Asian rivalry turns into a ship fight

Malaysia is tearing at the very soul of Singapore, Eric Ellis reports from Tanjung Pelepas

SHIPPING is the soul of Singapore. Nature and capitalism gave the island state a unique location, at the southernmost tip of continental Asia where ships stop before turning north for markets in Europe and Asia.
Little wonder Singapore's port is the world's second busiest - after Hong Kong and about the same size as Rotterdam. About 80 per cent of its business is container transhipment, which accounts for about 3-4 per cent of the wealthy city state's economy.
So when a hi-tech upstart set up shop just half an hour away, it's more than just competition. It could be the difference between recovery and another year of recession.
That's the problem facing the government-owned Port of Singapore's historic franchise. Just 30 minutes' sailing time north of Singapore, Malaysia is building one of the world's most sophisticated port complexes, Tanjung Pelepas, on a deep-water inlet off the Straits of Malacca, the region's busiest shipping lane.
Boasting plenty of land (which tiny Singapore can't match), and handling charges that are as little as half that of Singapore, Pelepas has boomed.
In just two years, it has cherry-picked two of Singapore's biggest customers: Denmark's giant Maersk Sealand and Taiwanese behemoth Evergreen Marine. Among those in Pelepas's sights now are the Anglo-Dutch P&O Nedlloyd, Japan's K Line and China's Cosco.
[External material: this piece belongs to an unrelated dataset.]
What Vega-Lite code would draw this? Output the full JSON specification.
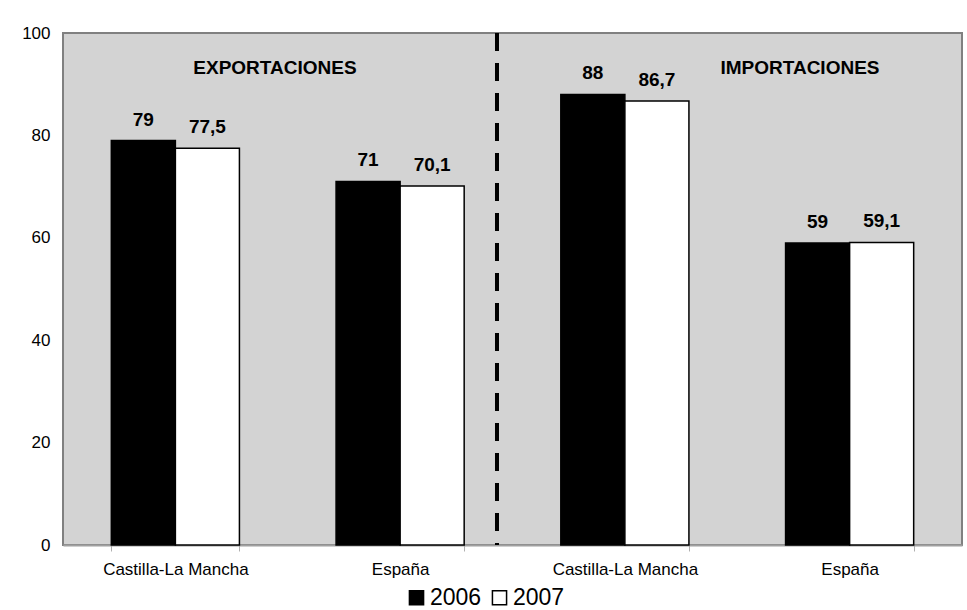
{
  "$schema": "https://vega.github.io/schema/vega-lite/v6.json",
  "width": 899,
  "height": 512,
  "autosize": {"type": "none"},
  "padding": {"left": 63, "top": 33, "right": 5, "bottom": 65},
  "background": "white",
  "config": {
    "font": "Liberation Sans",
    "locale": {"number": {"decimal": ",", "thousands": ".", "grouping": [3], "currency": ["", " €"]}},
    "view": {"fill": "#d3d3d3", "stroke": "#808080", "strokeWidth": 2}
  },
  "datasets": {
    "bars": [
      {"group": "Castilla-La Mancha|E", "year": "2006", "value": 79},
      {"group": "Castilla-La Mancha|E", "year": "2007", "value": 77.5},
      {"group": "España|E", "year": "2006", "value": 71},
      {"group": "España|E", "year": "2007", "value": 70.1},
      {"group": "Castilla-La Mancha|I", "year": "2006", "value": 88},
      {"group": "Castilla-La Mancha|I", "year": "2007", "value": 86.7},
      {"group": "España|I", "year": "2006", "value": 59},
      {"group": "España|I", "year": "2007", "value": 59.1}
    ],
    "sections": [
      {"label": "EXPORTACIONES", "pos": 0.943, "value": 92},
      {"label": "IMPORTACIONES", "pos": 3.279, "value": 92}
    ],
    "divider": [
      {"pos": 1.931, "y0": 0, "y1": 100}
    ]
  },
  "resolve": {"scale": {"x": "independent"}},
  "layer": [
    {
      "data": {"name": "bars"},
      "encoding": {
        "x": {
          "field": "group", "type": "nominal", "sort": null,
          "scale": {"paddingInner": 0.43, "paddingOuter": 0.215},
          "axis": {
            "title": null, "labelAngle": 0, "labelExpr": "split(datum.label, '|')[0]",
            "labelFontSize": 17, "labelColor": "black", "labelPadding": 10,
            "tickBand": "extent", "tickSize": 6, "tickColor": "#b0b0b0",
            "domainColor": "#a0a0a0", "domainWidth": 2
          }
        },
        "xOffset": {"field": "year", "type": "nominal", "scale": {"paddingInner": 0, "paddingOuter": 0}},
        "y": {
          "field": "value", "type": "quantitative",
          "scale": {"domain": [0, 100]},
          "axis": {
            "title": null, "values": [0, 20, 40, 60, 80, 100], "grid": false,
            "ticks": false, "domain": false, "labelFontSize": 17, "labelColor": "black",
            "labelPadding": 13
          }
        }
      },
      "layer": [
        {
          "mark": {"type": "bar", "stroke": "black", "strokeWidth": 1.5},
          "encoding": {
            "color": {
              "field": "year", "type": "nominal",
              "scale": {"domain": ["2006", "2007"], "range": ["black", "white"]},
              "legend": {
                "title": null, "orient": "none", "direction": "horizontal",
                "legendX": 342, "legendY": 553,
                "symbolType": "square", "symbolSize": 200,
                "symbolStrokeColor": "black", "symbolStrokeWidth": 1.5,
                "labelFontSize": 23, "labelColor": "black", "labelOffset": 2,
                "columnPadding": 6
              }
            }
          }
        },
        {
          "mark": {"type": "text", "baseline": "alphabetic", "dy": -15, "fontSize": 19, "fontWeight": "bold", "color": "black"},
          "encoding": {
            "text": {"field": "value", "type": "quantitative", "format": "~g"}
          }
        }
      ]
    },
    {
      "data": {"name": "sections"},
      "mark": {"type": "text", "fontSize": 19, "fontWeight": "bold", "color": "black", "baseline": "alphabetic"},
      "encoding": {
        "x": {"field": "pos", "type": "quantitative", "scale": {"domain": [0, 4]}, "axis": null},
        "y": {"field": "value", "type": "quantitative"},
        "text": {"field": "label", "type": "nominal"}
      }
    },
    {
      "data": {"name": "divider"},
      "mark": {"type": "rule", "strokeWidth": 4, "strokeDash": [18, 12], "color": "black"},
      "encoding": {
        "x": {"field": "pos", "type": "quantitative", "scale": {"domain": [0, 4]}, "axis": null},
        "y": {"field": "y1", "type": "quantitative"},
        "y2": {"field": "y0"}
      }
    }
  ]
}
Shipping dominates Singapore's economy. US Embassy economists in Singapore reckon the port authority directly adds as much as 4 per cent to the economy, plus another 2 to 3 per cent in indirect services. And Pelepas's attacks come as Singapore is mired in a technology-led recession, its deepest in 40 years, from which it is struggling to emerge.
Pelepas chief executive Mohamed Sidik Shaik Osman is on a roll. A former aide of feisty Prime Minister Mahathir Mohamed, he enthuses about the $US1 billion ($1.7 billion) facility, with its 2.5km of wharves. He is not alone in his enthusiasm. Regional industry stalwarts like P&O Nedlloyd's Asian general manager, Paul Hoogwaerts, describe the facility as "beautiful".
"Just three years ago, all this was mangrove swamps," says Osman. Now there are plans to extend Pelepas another 10km south down the Johor coast - cheekily, to the bridge that connects Malaysia to Singapore. Pelepas offers shippers their own wharves, unlike Singapore's timeshare-style contracts.
"They should not see us as enemies," says Osman. "We should be partners."
For its part, the Singapore Government has been keen to privatise the port authority, one of Singapore Inc's bellwethers. But with the authority's profits off some 9 per cent in calendar 2001, to $398 million, and a continuing gloomy outlook this year as Pelepas picks off targets, an IPO is on hold for now.
Nonetheless, Singapore's port authority is no pushover. It still shifts almost 16 million containers a year, compared with Pelepas's three million - albeit rising fast. Chairman Yeo Ning Hong says he won't compete against Malaysia on price, but he can on efficiency.
The authority's new Pasir Panjang facility, for instance, can turn around a 3000-container vessel overnight - with just one stevedore working a computer. And it's building stakes in 13 international ports on the European-Asian trade routes to hedge the loss of business at home.
Last week, it announced big discounts on port charges, and invited foreign shippers to invest in what was once a jealously guarded "Singaporeans only" strategic asset.
Analysts say this could be the beginning of a massive state privatisation bonanza to kick-start the wider South-East Asian economy.
But the trickle away from Singapore has already started. German car maker BMW is building its Asian regional spare parts centre next to Pelepas, while flying urgent orders from nearby Senai airport (controlled by the reclusive, Pelepas-connected businessman Syed Mokhtar Al-Bukhary, who is a close friend of Mahathir).
The best result is that Asia will boom again, and the duelling ports will both make money. But with each side firing competitive salvos across the other's bows, it's hard to see South-East Asia's port warriors suing for peace soon.